The fire engulfed most of a five-story dormitory belonging to the Patrice Lumumba Friendship of Peoples University, Emergency Situations Ministry spokesman Viktor Beltsov said. Many foreigners study at the university, mostly from Asia and Africa, but Beltsov did not know the nationalities of the victims.
Thirty-two people were killed, said Pavel Klimovsky, a Moscow police spokesman. He said 28 bodies were recovered inside the building, three were found outside and one person died in an ambulance. Fifty of the injured were in serious condition, NTV television reported.
Citing a foreign students' union, the Interfax news agency said the dead and injured included citizens of China, Bangladesh, Vietnam and several African countries. Klimovsky said that in addition to those nationalities, the building housed citizens of Ecuador, Ethiopia, Tahiti, Afghanistan, Tajikistan, Angola, Ivory Coast, Morocco, Kazakhstan, the Dominican Republic, Lebanon, Peru and Malaysia.
Moscow fire safety department spokesman Yevgeny Babilyov said 270 students lived in the dormitory. Rossiya state television said that the building was a "quarantine" dormitory for students who had only recently arrived in the country, and that they had not yet begun their studies.
Beltsov said the injuries included burns and smoke inhalation. Interfax said some of the dormitory's residents suffered broken limbs and head and neck injuries when they jumped from windows to escape the smoke and flames.
Flames roared through several rooms on the second, third and fourth floors of the building, gutting most of the dormitory above the ground floor, and smoke poured from windows as a wet snow fell in the pre-dawn darkness. Yesterday morning, the building's gray walls were streaked with dark black soot, and nearby trees were caked with ice that had formed from water used to extinguish the blaze.
Rossiya TV said authorities believe the fire started in a second-story room where three Nigerian girls lived, and Moscow Mayor Yuri Luzhkov said initial information suggested the cause may have been a short-circuit in that room, and that exits were blocked by piles of possessions.

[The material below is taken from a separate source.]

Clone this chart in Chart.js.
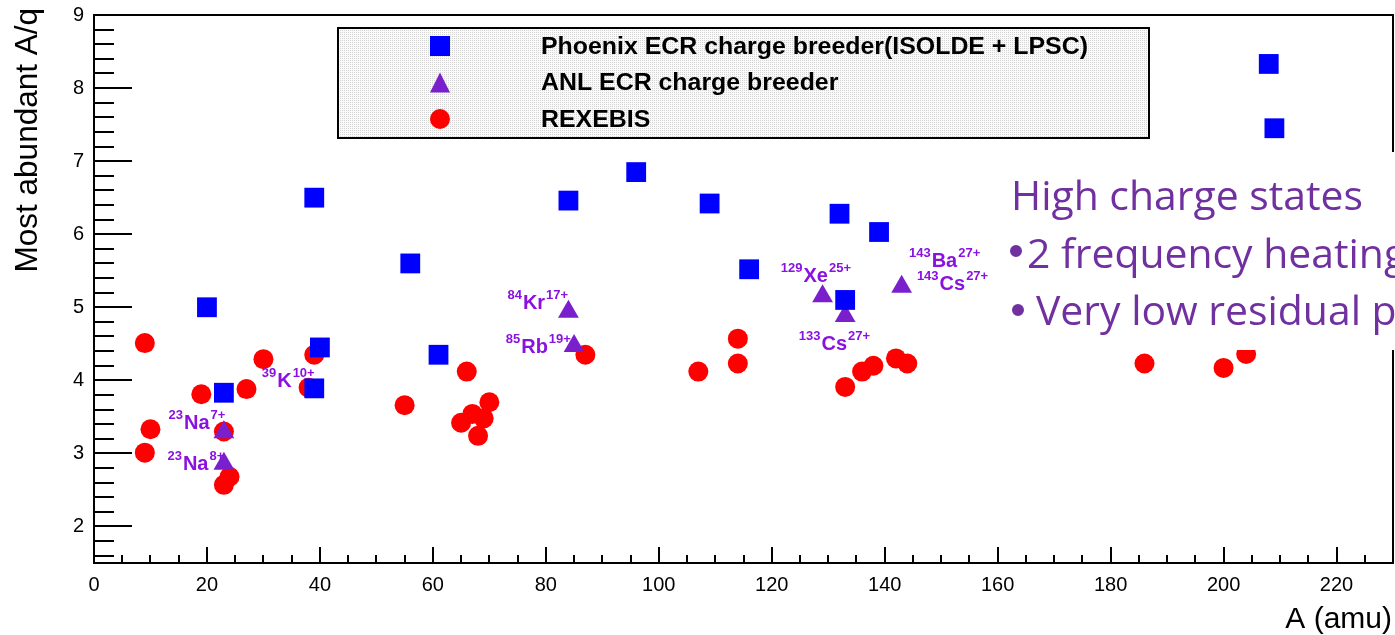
<!DOCTYPE html>
<html>
<head>
<meta charset="utf-8">
<script src="https://cdn.jsdelivr.net/npm/chart.js@4"></script>
<style>
html, body { margin: 0; padding: 0; background: #fff; }
canvas { display: block; }
</style>
</head>
<body>
<canvas id="myChart" width="1395" height="635"></canvas>
<script>
// Phoenix ECR charge breeder (ISOLDE + LPSC)
var phoenixA  = [20, 23, 39, 40, 39, 56, 61, 84, 96, 109, 116, 132, 133, 139, 208, 209];
var phoenixAq = [5.0, 3.83, 6.5, 4.45, 3.89, 5.6, 4.35, 6.46, 6.85, 6.42, 5.52, 6.28, 5.1, 6.03, 8.33, 7.45];

// ANL ECR charge breeder
var anlA  = [23, 23, 84, 85, 129, 133, 143];
var anlAq = [3.29, 2.86, 4.94, 4.47, 5.15, 4.88, 5.28];

// REXEBIS
var rexA  = [9, 10, 9, 19, 23, 24, 23, 27, 30, 39, 38, 55, 66, 65, 67, 69, 70, 68, 87, 107, 114, 114, 133, 136, 138, 142, 144, 186, 200, 204];
var rexAq = [4.51, 3.33, 3.01, 3.81, 3.3, 2.68, 2.57, 3.88, 4.29, 4.35, 3.9, 3.66, 4.12, 3.42, 3.54, 3.48, 3.7, 3.24, 4.35, 4.12, 4.57, 4.23, 3.91, 4.12, 4.2, 4.3, 4.23, 4.23, 4.17, 4.36];

var seriesNames = ['Phoenix ECR charge breeder(ISOLDE + LPSC)', 'ANL ECR charge breeder', 'REXEBIS'];

// isotope labels: mass, element, charge, anchor (A, A/q) of the label's left baseline
var isoMass   = ['23', '23', '39', '84', '85', '129', '133', '143', '143'];
var isoEl     = ['Na', 'Na', 'K', 'Kr', 'Rb', 'Xe', 'Cs', 'Ba', 'Cs'];
var isoCharge = ['7+', '8+', '10+', '17+', '19+', '25+', '27+', '27+', '27+'];
var isoX      = [13.2, 13.0, 29.7, 73.2, 72.9, 121.6, 124.8, 144.3, 145.7];
var isoY      = [3.33, 2.77, 3.91, 4.97, 4.38, 5.34, 4.42, 5.55, 5.24];

var noteTitle = 'High charge states';
var noteBullets = ['2 frequency heating', 'Very low residual pressure'];

var xTitle = 'A (amu)';
var yTitle = 'Most abundant A/q';

function pts(xs, ys) {
    return xs.map(function (x, i) { return { x: x, y: ys[i] }; });
}

var purple = '#7a1fcc';
var labelPurple = '#8a12e0';

// stipple fill like the ROOT legend
function stipple(ctx) {
    var c = document.createElement('canvas');
    c.width = 2; c.height = 2;
    var g = c.getContext('2d');
    g.fillStyle = '#fafafa'; g.fillRect(0, 0, 2, 2);
    g.fillStyle = '#d4d4d4'; g.fillRect(0, 0, 1, 1);
    return ctx.createPattern(c, 'repeat');
}

function marker(ctx, style, color, x, y) {
    ctx.fillStyle = color;
    ctx.beginPath();
    if (style === 'rect') ctx.rect(x - 10, y - 10, 20, 20);
    else if (style === 'triangle') { ctx.moveTo(x, y - 10); ctx.lineTo(x + 10, y + 10); ctx.lineTo(x - 10, y + 10); ctx.closePath(); }
    else ctx.arc(x, y, 10, 0, Math.PI * 2);
    ctx.fill();
}

var rootStyle = {
    id: 'rootStyle',
    beforeDatasetsDraw: function (chart) {
        var ctx = chart.ctx, a = chart.chartArea, xs = chart.scales.x, ys = chart.scales.y;
        ctx.save();
        ctx.strokeStyle = '#000';
        ctx.lineWidth = 2;
        ctx.strokeRect(a.left, a.top, a.right - a.left, a.bottom - a.top);
        ctx.beginPath();
        // y ticks every 0.2, long ones on integers
        for (var i = 8; i <= 45; i++) {
            var py = Math.round(ys.getPixelForValue(i / 5));
            ctx.moveTo(a.left, py);
            ctx.lineTo(a.left + (i % 5 === 0 ? 38 : 20), py);
        }
        // x ticks every 5, long ones every 20
        for (var v = 5; v < 230; v += 5) {
            var px = Math.round(xs.getPixelForValue(v));
            ctx.moveTo(px, a.bottom);
            ctx.lineTo(px, a.bottom - (v % 20 === 0 ? 16 : 8));
        }
        ctx.stroke();
        ctx.restore();
    },
    afterDraw: function (chart) {
        var ctx = chart.ctx, a = chart.chartArea, xs = chart.scales.x, ys = chart.scales.y;
        ctx.save();

        // axis titles
        ctx.fillStyle = '#000';
        ctx.font = '30px "Liberation Sans", Arial, sans-serif';
        ctx.textAlign = 'right';
        ctx.textBaseline = 'alphabetic';
        ctx.fillText(xTitle, a.right - 1, 628);
        ctx.save();
        ctx.translate(37, 8);
        ctx.rotate(-Math.PI / 2);
        ctx.font = '31.5px "Liberation Sans", Arial, sans-serif';
        ctx.fillText(yTitle, 0, 0);
        ctx.restore();

        // legend box
        var lx = 338, ly = 28, lw = 811, lh = 110;
        ctx.fillStyle = stipple(ctx);
        ctx.fillRect(lx, ly, lw, lh);
        ctx.strokeStyle = '#000';
        ctx.lineWidth = 2;
        ctx.strokeRect(lx, ly, lw, lh);
        var styles = ['rect', 'triangle', 'circle'];
        var rowY = [46, 82.5, 119];
        chart.data.datasets.forEach(function (ds, k) {
            marker(ctx, styles[k], ds.backgroundColor, 440, rowY[k]);
            ctx.fillStyle = '#000';
            ctx.font = 'bold 24px "Liberation Sans", Arial, sans-serif';
            ctx.textAlign = 'left';
            ctx.textBaseline = 'middle';
            ctx.save();
            ctx.translate(541, rowY[k] + 1);
            ctx.scale(1.037, 1);
            ctx.fillText(ds.label, 0, 0);
            ctx.restore();
        });

        // isotope labels
        ctx.fillStyle = labelPurple;
        ctx.textAlign = 'left';
        ctx.textBaseline = 'alphabetic';
        for (var i = 0; i < isoEl.length; i++) {
            var x = xs.getPixelForValue(isoX[i]);
            var y = ys.getPixelForValue(isoY[i]);
            ctx.font = 'bold 13px "Liberation Sans", Arial, sans-serif';
            ctx.fillText(isoMass[i], x, y - 10);
            x += ctx.measureText(isoMass[i]).width + 1;
            ctx.font = 'bold 20px "Liberation Sans", Arial, sans-serif';
            ctx.fillText(isoEl[i], x, y);
            x += ctx.measureText(isoEl[i]).width + 1;
            ctx.font = 'bold 13px "Liberation Sans", Arial, sans-serif';
            ctx.fillText(isoCharge[i], x, y - 10);
        }

        // pasted text box on top of the plot
        ctx.fillStyle = '#fff';
        ctx.fillRect(995, 152, 400, 198);
        ctx.fillStyle = '#7030a0';
        ctx.font = '40px "Open Sans", "Noto Sans", sans-serif';
        var sx = 352 / ctx.measureText(noteTitle).width;
        var lines = [[1011, 210, noteTitle], [1027, 268, noteBullets[0]], [1036, 325, noteBullets[1]]];
        lines.forEach(function (l) {
            ctx.save();
            ctx.translate(l[0], l[1]);
            ctx.scale(sx, 1);
            ctx.fillText(l[2], 0, 0);
            ctx.restore();
        });
        // bullets
        ctx.beginPath();
        ctx.arc(1016, 251, 6, 0, Math.PI * 2);
        ctx.moveTo(1024, 310);
        ctx.arc(1018, 310, 6, 0, Math.PI * 2);
        ctx.fill();
        ctx.restore();
    }
};

var ctx = document.getElementById('myChart').getContext('2d');

var myChart = new Chart(ctx, {
    type: 'scatter',
    data: {
        datasets: [{
            label: seriesNames[0],
            data: pts(phoenixA, phoenixAq),
            pointStyle: 'rect',
            pointRadius: 14,
            borderWidth: 0,
            backgroundColor: '#0000ff',
            borderColor: '#0000ff'
        }, {
            label: seriesNames[1],
            data: pts(anlA, anlAq),
            pointStyle: 'triangle',
            pointRadius: 12,
            borderWidth: 0,
            backgroundColor: purple,
            borderColor: purple
        }, {
            label: seriesNames[2],
            data: pts(rexA, rexAq),
            pointStyle: 'circle',
            pointRadius: 10,
            borderWidth: 0,
            backgroundColor: '#ff0000',
            borderColor: '#ff0000'
        }]
    },
    options: {
        responsive: false,
        animation: false,
        events: [],
        layout: { autoPadding: false, padding: { top: 15, right: 2, left: 0, bottom: 0 } },
        plugins: {
            legend: { display: false },
            tooltip: { enabled: false }
        },
        scales: {
            x: {
                type: 'linear',
                min: 0,
                max: 230,
                afterBuildTicks: function (s) { s.ticks = s.ticks.filter(function (t) { return t.value % 20 === 0; }); },
                afterFit: function (s) { s.height = 72; s.paddingLeft = 0; s.paddingRight = 0; },
                grid: { display: false, drawTicks: false },
                border: { display: false },
                ticks: {
                    stepSize: 20,
                    padding: 10,
                    maxRotation: 0,
                    autoSkip: false,
                    color: '#000',
                    font: { family: 'Liberation Sans', size: 20 }
                }
            },
            y: {
                min: 1.5,
                max: 9,
                afterBuildTicks: function (s) { s.ticks = s.ticks.filter(function (t) { return Number.isInteger(t.value); }); },
                afterFit: function (s) { s.width = 94; s.paddingTop = 0; s.paddingBottom = 0; },
                grid: { display: false, drawTicks: false },
                border: { display: false },
                ticks: {
                    stepSize: 1,
                    padding: 10,
                    autoSkip: false,
                    color: '#000',
                    font: { family: 'Liberation Sans', size: 20 }
                }
            }
        }
    },
    plugins: [rootStyle]
});
</script>
</body>
</html>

Echo of Moscow radio said authorities were investigating many possibilities, including arson.
The fire was extinguished at about 5:30am, about three hours after the alarm sounded, authorities said.
The university, named after a Congolese anti-colonial leader and prime minister who was assassinated, was founded by Soviet leader Nikita Khrushchev in 1960. Once a showcase where students from Third World nations received subsidized education with a strict Marxist curriculum, it declined as the Soviet Union collapsed and its buildings became run-down.